天縱之才的毛澤東進行了錯誤的判斷,導致了悲劇性的結果,這是因為他究竟沒有認清官僚集團的真面目。他不知道,任何形式的專制和過于集中的權力,都是形成官僚階級的最佳溫床。
我曾在《是政府吞噬了中共,還是中共吞噬了政府》中指出過政府——或曰官僚集團和政黨的關系。無論持什么意識形態的政黨,一旦和政府過于接近,就難免被他吞噬,這種吞噬的速度和程度和接近的程度成正比,如果一開始政黨和政府就難以劃清關系,那么這個政黨將是被吞噬得最快的。他原有的意識形態色彩,會因為追求利益和追求權力的穩固(兩者是密不可分的),馬上被抹去。在利益面前,再高尚的人也會迷失自我——即使毛澤東本人也難以例外。
如今的現實更能證明我這些觀點,北京進一步改革的阻力也就是我說的官僚集團 部形成的利益鏈條。在新時期下,北京選擇了與毛澤東不同的手段,但其前途依然難以看清。
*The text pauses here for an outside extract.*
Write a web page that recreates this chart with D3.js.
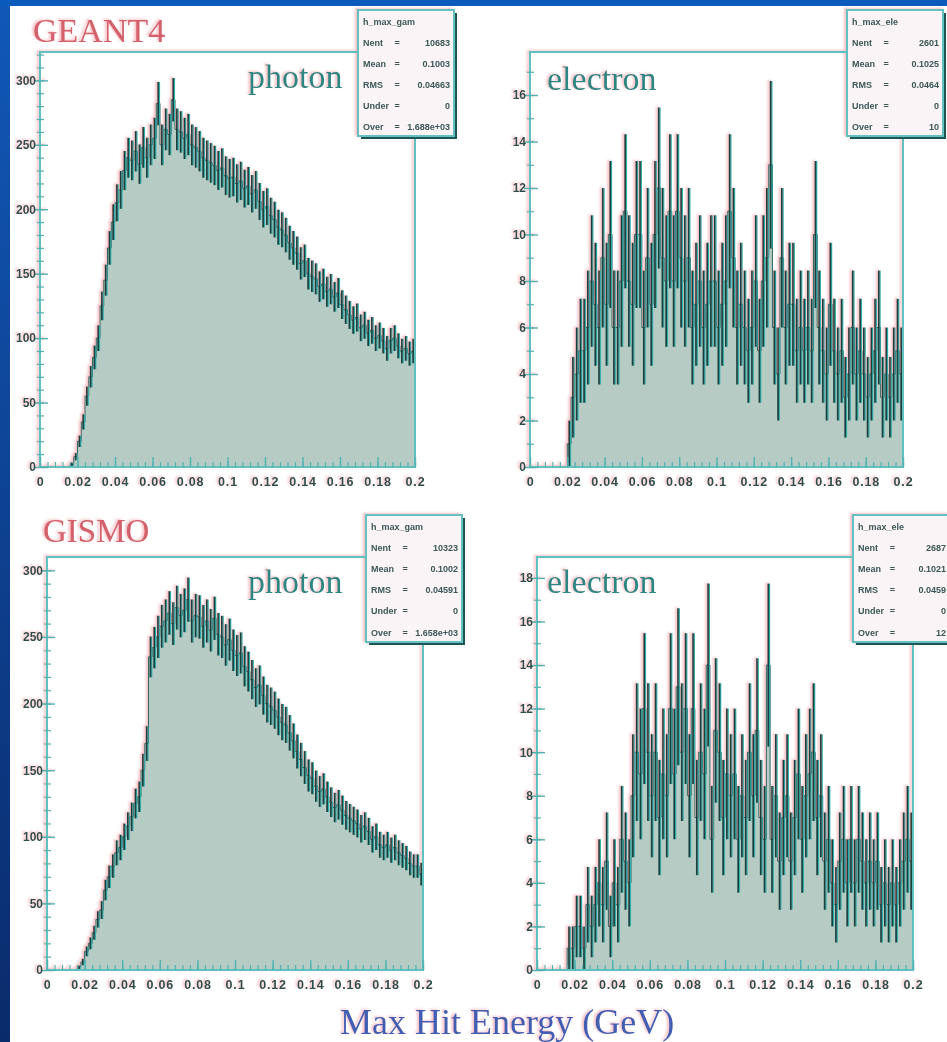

因為改革的執行依然要依靠那些官僚集團的成員,他們會反對自己嗎?
三,一個毛澤東式的悲劇
對于毛澤東來說,所有他的努力,都是他悲劇的起源。甚至他努力的越多,他身上的悲劇色彩就越濃重。
他不知道,他的敵人——中共官僚集團正是他自己親手締造的。他宣布權力必須要集中,他要求共產黨為絕對執政黨,民主黨派只能處于從屬地位。他所有的這些努力,都在使他的政黨——中國共產黨,和政府迅速拉近,以致不分彼此,隨后一種叫做利益引誘的病毒開始在他的同志們中間擴散蔓延,并最終將他們中的大多數感染成了官僚集團的奴隸和雇工。
官僚階級越來越目空一切,他們的家屬和親友擁有世襲一般的權利,為保持這種權利,他們繼續鞏固他們的地位,于是民眾和他們的對立越發激烈。
毛澤東發現了他的同志們在變質,他可能為此痛心疾首,但他沒有發現真實的病源,所以他繼續運用權力集中這種手段,向他的同僚進行進攻。接著,“革命派”在掌權后繼續官僚化,成為新的那種無所不能的病毒的犧牲品。他為自己套上了勝利者的魔戒,然后成為新的革命者的對象。他重重地揮出拳頭,最后卻打在了自己身上。他想要掙扎,但他越是掙扎,他就越是難以自拔。因為那束縛他的力量,就是來自于他掙扎的力量。他給自己打了死結,最后也倒在了這一死結之下。
終于,在最后,他陷入了絕望,他不能信任他身邊的每一個人,而那些人則由于見識上更自不如,而無法理解他,這又反過來加劇了他們之間的緊張關系。他仍不想屈服,企圖作最后的掙扎,然而此時,他已經難以看清現實,他聽到了廣場上的呼喊,卻再也聽不清他們呼喊的內容。他就在這種喊聲,和更大的無聲的喊聲中,與世長辭。
四,關于未來
而中國政治結構的原罪,導致要實現這一目標,依然有漫長的征途。中國是否在真的進步,就是看官僚集團是否在萎縮,社會是否獲得了新的公共權力。毛澤東已經永遠看不到這點,但同樣的那些理想主義者依然能有機會期待一個美好的未來。